40.9Execution of the First Respondent's writ against me is imminent and would cause me irreparable harm. It, with respect, would be iniquitous if the First Respondent, who fails to comply with his maintenance obligations, and is massively in arrears, should he be allowed to take what little I have without fulfilling his part of the bargain.

40.10Should the writ not be executed against his share of the proceeds of the sale, I and our child will suffer irreparable harm in that there would be nothing else to execute against."

[18] Mr. Magagula has argued that these considerations are irrelevant and that it should not be considered in favour of a finding of urgency. Maintenance payments allegedly not made should not render it urgent, it is said, if a writ is complained about. There is no order sought to have the writ set aside, and if proceeds of a sale is referred to, it has to be done by serving the other side, not ex parte, and therefore also cannot be considered, on that ground. Further, so the argument goes, if she alleges a fear of asset disposal, it is only based on bald allegations without any factual foundation, and that a refusal to offset mutual debts cannot render her matter urgent. Furthermore, that she cannot aver the 1st Respondent to be in contempt of court as she herself has failed to satisfy a taxed bill of costs and most importantly, that she does not address any issue of irreparable harm if she had to litigate in the ordinary course, as is required under the Rules, especially so that it is the 1st Respondent that will have nothing to execute against, not that she herself will suffer such harm, as stated in paragraph 40.6 of her affidavit.

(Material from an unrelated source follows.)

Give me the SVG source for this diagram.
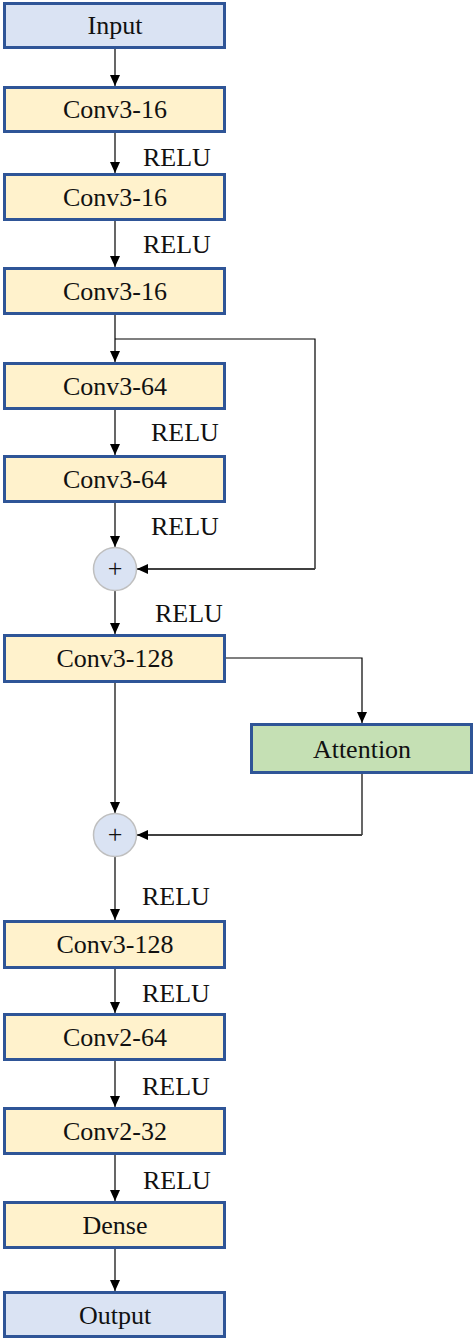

[19] What this contrived argument fails to take into account is the fuller picture of circumstances that runs as a refrain throughout the founding affidavit, prima facie and as yet untested, but it being the essence of her application.

[20] From the papers, it is alleged that the applicant had an expectation, at the time she deposed to her affidavit, that an amount of El09 608 was due to her by the 1st Respondent, by now probably more unless already settled. Also, that she is a 50% shareholder in a company which she saw being advertised, allegedly without her knowledge. When she came to court earlier this year, her application was dismissed on this very same point of urgency or the lack of it, without determination of the merits in her matter, resulting in a costs order against her of some E4 080, which the 1st Respondent now seeks to execute.

[21] The El09 608 is in respect of unpaid maintenance to herself and a minor child, due by the 1st Respondent, allegedly so. She in turn is indebted to him by E4 080, more than El00 000 less than what she claims to be due to her, which did not result in an off-set of amounts, not only reducing her claim against him but also eliminating his claim against her, leaving a balance of disproportionate dimensions, such as to justify her apprehension of irreparable harm.

[22] When the applicant came to court in the manner she did, it was to seek interim relief, a rule nisi, in order to place everything on hold for a while, thereby to secure breathing space for herself and at the same time, to have the papers served on the Respondent, affording him an opportunity to properly ventilate the matter and to persuade the court not to make the interim relief final, by discharging the rule nisi. The only orders asked to have immediate interim effect are in respect of the execution of the writ against her by the 1st Respondent through the Deputy Sheriff, and to have proceeds of an anticipated sale in a company she claims to own one half of, to be deposited into a conveyaner's trust account. It is against this, under the cloak of alleged absence of averments as are dictated by the Rule and legal precedent, but which does not hold water, that the Respondent attacks the manner in which the Applicant came to court, obtaining a rule nisi to safeguard her prima facie expressed fear of the consequences that may befall her if she had to litigate under notoriously slow and cumbersome rules of procedure. The interests of the Respondents, in particular the 1st, yet remain to be considered. He, and the 3rd Respondent, are yet to state why the rule nisi should not be confirmed but discharged. When a balance is struck between the stated apprehensions and averred infringement of rights of the Applicant and 1st as well as 3rd Respondents, the procedure and interim relief seem eminently suitable to meet the imminent demands of fair play and justice between the parties.